3Les deux manuscrits, comme nous l’expliquent les auteurs, se trouvaient, depuis le XVIIe siècle vraisemblablement, l’un dans la bibliothèque publique d’Évora, l’autre dans les archives nationales de la Torre do Tombo, à Lisbonne. Leur comparaison a permis de découvrir que le premier était une version préparatoire (travaillée par l’auteur avec des ratures et des rajouts) et le second une mise au net certainement destinée à circuler jusqu’à son ou ses lecteurs. Dès lors, il devient possible non plus de spéculer sur la véracité factuelle du récit – ce que les historiens de Palmares ont été nombreux à faire – mais de s’interroger sur son auteur et, surtout, sur les circonstances et les raisons de sa production, manière sûre d’apprécier ce que le texte était destiné à dire des événements qu’il relatait.

4Seuls des historiens et des philologues aguerris à la fréquentation minutieuse des archives portugaises d’Ancien Régime étaient à même de retrouver l’auteur de la « relation ». Ils l’ont identifié à partir des caractéristiques paléographiques des documents envisagés comme pouvant être parents des deux manuscrits (leur papier, leur encre, les spécificités du ductus du scribe, les abréviations utilisées, etc.). Il est vite apparu que le meilleur candidat était un prêtre, le père Antônio da Silva. Il avait fait ses humanités au collège des Jésuites de Salvador, était devenu chanoine à Coimbra puis, en 1658, vicaire de la paroisse du Corpo Santo à Recife. À Salvador comme à Coimbra il avait fréquenté les meilleurs milieux lettrés. On sait qu’il avait écrit une vie manuscrite du huitième évêque du Brésil dédicacée au frère de celui-ci, un conseiller de D. Pedro II, alors qu’il était encore régent et un magistrat du Saint-Office. Ses sermons brésiliens avaient été imprimés à Lisbonne chez João da Costa, un des spécialistes des ouvrages sur le Brésil de cette époque. Il avait des liens étroits avec les autorités politiques tant du royaume que de sa colonie américaine, notamment au Pernambuco où il avait été mêlé à plusieurs des querelles publiques qui survenaient régulièrement entre les différentes autorités locales sur la bonne administration de la province et dont la cour avait fait l’un de ses dispositifs de contrôle de ces lointaines contrées.
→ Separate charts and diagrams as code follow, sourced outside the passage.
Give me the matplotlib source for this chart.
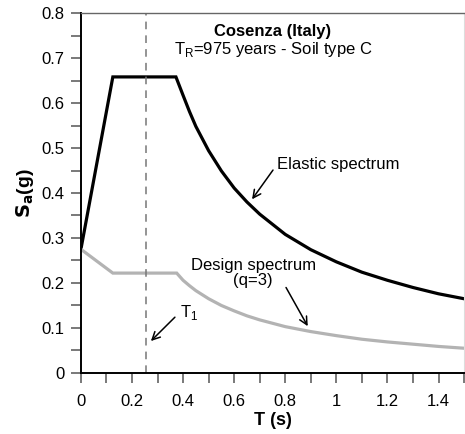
import matplotlib.pyplot as plt
import numpy as np
from matplotlib.ticker import MultipleLocator

plt.rcParams['font.family'] = ['Liberation Sans', 'DejaVu Sans']

# elastic spectrum
T_el = [0, 0.125, 0.372, 0.4, 0.425, 0.45, 0.5, 0.55, 0.6, 0.65, 0.7, 0.8, 0.9, 1.0, 1.1, 1.2, 1.3, 1.4, 1.5]
Sa_el = [0.275, 0.658, 0.658, 0.617, 0.581, 0.548, 0.494, 0.449, 0.411, 0.380, 0.353, 0.308, 0.274, 0.247,
         0.224, 0.206, 0.190, 0.176, 0.165]

# design spectrum (q=3)
T_d = [0, 0.125, 0.375, 0.4, 0.425, 0.45, 0.5, 0.55, 0.6, 0.65, 0.7, 0.8, 0.9, 1.0, 1.1, 1.2, 1.3, 1.4, 1.5]
Sa_d = [0.275, 0.222, 0.222, 0.206, 0.194, 0.183, 0.165, 0.150, 0.138, 0.127, 0.118, 0.103, 0.092, 0.083,
        0.075, 0.069, 0.064, 0.059, 0.055]

T1 = 0.253

xticks = [0, 0.2, 0.4, 0.6, 0.8, 1.0, 1.2, 1.4]
xticklabels = ['0', '0.2', '0.4', '0.6', '0.8', '1', '1.2', '1.4']
yticks = [0, 0.1, 0.2, 0.3, 0.4, 0.5, 0.6, 0.7, 0.8]
yticklabels = ['0', '0.1', '0.2', '0.3', '0.4', '0.5', '0.6', '0.7', '0.8']

fig = plt.figure(figsize=(4.65, 4.34), dpi=100)
ax = fig.add_axes([0.174, 0.1406, 0.824, 0.8294])

ax.plot(T_el, Sa_el, color='black', lw=2.3, solid_joinstyle='miter')
ax.plot(T_d, Sa_d, color='#b3b3b3', lw=2.3, solid_joinstyle='miter')
ax.axvline(T1, color='#777777', lw=1.1, ls=(0, (5, 4)))

ax.set_xticks(xticks)
ax.set_xticklabels(xticklabels)
ax.set_yticks(yticks)
ax.set_yticklabels(yticklabels)
ax.xaxis.set_minor_locator(MultipleLocator(0.1))
ax.yaxis.set_minor_locator(MultipleLocator(0.05))
ax.set_xlim(0, 1.5)
ax.set_ylim(0, 0.8)
ax.tick_params(which='both', direction='out', length=7, width=1.1, color='#555555',
               top=False, right=False)
ax.tick_params(axis='x', which='major', pad=8, labelsize=12)
ax.tick_params(axis='y', which='major', pad=5, labelsize=12)

for s in ['left', 'bottom']:
    ax.spines[s].set_linewidth(1.4)
    ax.spines[s].set_color('black')
ax.spines['top'].set_color('#666666')
ax.spines['top'].set_linewidth(1.0)
ax.spines['right'].set_color('#dddddd')
ax.spines['right'].set_linewidth(0.8)

ax.set_xlabel('T (s)', fontsize=13, fontweight='bold', labelpad=2)
ax.set_ylabel(r'$\mathbf{S_a}$(g)', fontsize=14, fontweight='bold', labelpad=4)

ax.text(0.752, 0.758, 'Cosenza (Italy)', ha='center', va='center', fontsize=12, fontweight='bold')
ax.text(0.752, 0.718, r'T$_\mathregular{R}$=975 years - Soil type C', ha='center', va='center', fontsize=12)

arr = dict(arrowstyle='->', color='black', lw=1.1, mutation_scale=14, shrinkA=0, shrinkB=0)
ax.annotate('', xy=(0.670, 0.386), xytext=(0.752, 0.451), arrowprops=arr)
ax.text(0.768, 0.464, 'Elastic spectrum', ha='left', va='center', fontsize=12)

ax.annotate('', xy=(0.888, 0.104), xytext=(0.803, 0.190), arrowprops=arr)
ax.text(0.674, 0.222, 'Design spectrum\n(q=3)', ha='center', va='center', fontsize=12,
        linespacing=1.0)

ax.annotate('', xy=(0.274, 0.071), xytext=(0.368, 0.124), arrowprops=arr)
ax.text(0.386, 0.135, r'T$_\mathregular{1}$', ha='left', va='center', fontsize=12)

fig.savefig('out.png', dpi=100)
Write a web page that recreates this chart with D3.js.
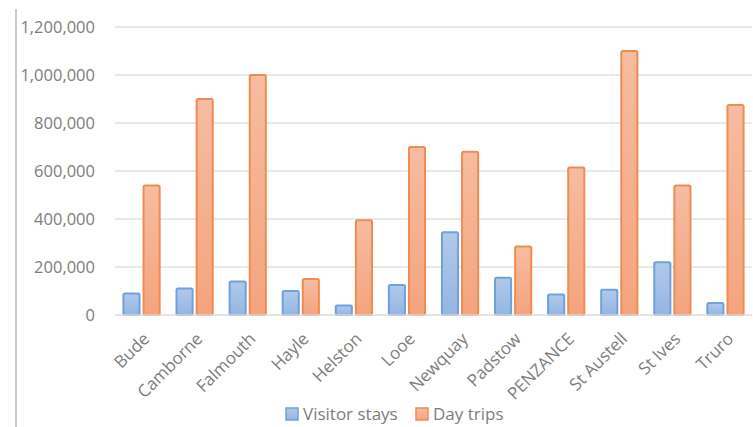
<!DOCTYPE html>
<html>
<head>
<meta charset="utf-8">
<script src="https://cdn.jsdelivr.net/npm/d3@7"></script>
<style>
  html, body { margin: 0; padding: 0; background: #fff; }
  svg { display: block; }
</style>
</head>
<body>
<svg id="chart" width="753" height="427"></svg>
<script>
const categories = ["Bude", "Camborne", "Falmouth", "Hayle", "Helston", "Looe", "Newquay", "Padstow", "PENZANCE", "St Austell", "St Ives", "Truro"];
const visitorStays = [90000, 110000, 140000, 100000, 40000, 125000, 345000, 155000, 85000, 105000, 220000, 50000];
const dayTrips = [540000, 900000, 1000000, 150000, 395000, 700000, 680000, 285000, 615000, 1100000, 540000, 875000];
const seriesNames = ["Visitor stays", "Day trips"];
const yTicks = [0, 200000, 400000, 600000, 800000, 1000000, 1200000];

const svg = d3.select("#chart");
const margin = { left: 115, right: 1, top: 27, bottom: 112 };
const W = 753, H = 427;
const plotW = W - margin.left - margin.right;
const plotH = H - margin.top - margin.bottom;

const defs = svg.append("defs");
function grad(id, c1, c2) {
  const g = defs.append("linearGradient").attr("id", id).attr("x1", 0).attr("y1", 0).attr("x2", 0).attr("y2", 1);
  g.append("stop").attr("offset", "0%").attr("stop-color", c1);
  g.append("stop").attr("offset", "100%").attr("stop-color", c2);
}
grad("gBlue", "#b1c9ea", "#94b6e2");
grad("gOrange", "#f6bca1", "#f4a47e");

const g = svg.append("g").attr("transform", `translate(${margin.left},${margin.top})`);

const x = d3.scaleBand().domain(categories).range([0, plotW]).paddingInner(0.28).paddingOuter(0.14);
const x1 = d3.scaleBand().domain(seriesNames).range([0, x.bandwidth()]).paddingInner(0.1);
const y = d3.scaleLinear().domain([0, 1200000]).range([plotH, 0]);

// left border line
svg.append("line").attr("x1", 16).attr("x2", 16).attr("y1", 9).attr("y2", H)
  .attr("stroke", "#c9c9c9").attr("stroke-width", 2);

// gridlines
g.append("g").selectAll("line").data(yTicks.filter(d => d > 0)).join("line")
  .attr("x1", 0).attr("x2", plotW)
  .attr("y1", d => y(d)).attr("y2", d => y(d))
  .attr("stroke", "#e2e2e2").attr("stroke-width", 1.5);

// y axis labels
const yAxis = d3.axisLeft(y).tickValues(yTicks).tickFormat(d3.format(",")).tickSize(0).tickPadding(20);
const ya = g.append("g").call(yAxis);
ya.select(".domain").remove();
ya.selectAll("text").attr("fill", "#7d7d7d").attr("font-size", "16.5px")
  .attr("font-family", "'Open Sans', 'Liberation Sans', sans-serif");

// bars
const data = categories.map((c, i) => ({ c, vals: [visitorStays[i], dayTrips[i]] }));
const groups = g.append("g").selectAll("g").data(data).join("g")
  .attr("transform", d => `translate(${x(d.c)},0)`);
groups.selectAll("rect").data(d => d.vals.map((v, j) => ({ v, s: seriesNames[j] }))).join("rect")
  .attr("x", d => x1(d.s) + 1)
  .attr("width", x1.bandwidth() - 2)
  .attr("y", d => y(d.v))
  .attr("height", d => y(0) - y(d.v))
  .attr("rx", 1.5)
  .attr("fill", d => d.s === seriesNames[0] ? "url(#gBlue)" : "url(#gOrange)")
  .attr("stroke", d => d.s === seriesNames[0] ? "#6fa1da" : "#ef8c52")
  .attr("stroke-width", 2);

// x axis line
g.append("line").attr("x1", 0).attr("x2", plotW).attr("y1", plotH).attr("y2", plotH)
  .attr("stroke", "#dadada").attr("stroke-width", 1.5);

// x axis labels
const xAxis = d3.axisBottom(x).tickSize(0).tickPadding(0);
const xa = g.append("g").attr("transform", `translate(0,${plotH})`).call(xAxis);
xa.select(".domain").remove();
xa.selectAll("text")
  .attr("fill", "#7d7d7d").attr("font-size", "17px")
  .attr("font-family", "'Open Sans', 'Liberation Sans', sans-serif")
  .attr("text-anchor", "end")
  .attr("dy", null).attr("y", 0)
  .attr("transform", "translate(9,25) rotate(-45)");

// legend
const legend = svg.append("g").attr("transform", "translate(285,407)");
const items = [
  { name: seriesNames[0], fill: "url(#gBlue)", stroke: "#6fa1da", x: 0 },
  { name: seriesNames[1], fill: "url(#gOrange)", stroke: "#ef8c52", x: 130 }
];
const li = legend.selectAll("g").data(items).join("g").attr("transform", d => `translate(${d.x},0)`);
li.append("rect").attr("x", 1).attr("y", 1).attr("width", 12).attr("height", 12)
  .attr("fill", d => d.fill).attr("stroke", d => d.stroke).attr("stroke-width", 1.5);
li.append("text").attr("x", 18).attr("y", 12.5).text(d => d.name)
  .attr("fill", "#7d7d7d").attr("font-size", "17px")
  .attr("font-family", "'Open Sans', 'Liberation Sans', sans-serif");
</script>
</body>
</html>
5Le gouverneur qui était alors aux affaires était D. Pedro de Almeida. Il était arrivé en 1674 dans ce qui était la seconde plus importante région productrice de sucre de la colonie. Il y avait été nommé par le prince-régent au grand dam du Conseil d’outre-mer qui habituellement avait la haute main sur ces affectations. Après quatre ans passés à Recife, il s’apprêtait à rentrer au Portugal, au terme d’un mandat dont le bilan était mitigé. Il s’était notamment opposé au plus important senhor de engenho [planteur] de la province, João Fernandes Vieira, que le Conseil soutenait sans réserve. Il savait que son retour ne serait pas facile et que sa residência [le compte rendu de son gouvernorat] risquait d’être contestée. Or, s’il avait quelque chose à faire valoir, c’était la décision qu’il avait prise de confier la réduction définitive de Palmares au capitaine Fernão Carilho, un « sertaniste » avisé qui s’était déjà distingué dans ses campagnes contre les mocambos de Sergipe et de Bahia. Non seulement il fit plus de douze cents prisonniers, nombre d’entre eux appartenant à la famille dirigeante des mocambos, mais, de plus, il parvint à faire signer un traité de paix aux deux parties (22 juin 1676), dont l’un des articles prévoyait le déplacement des implantations en des lieux plus faciles à contrôler. Or, c’est précisément toute cette histoire que raconte le père Antônio da Silva dans les deux manuscrits ayant survécu.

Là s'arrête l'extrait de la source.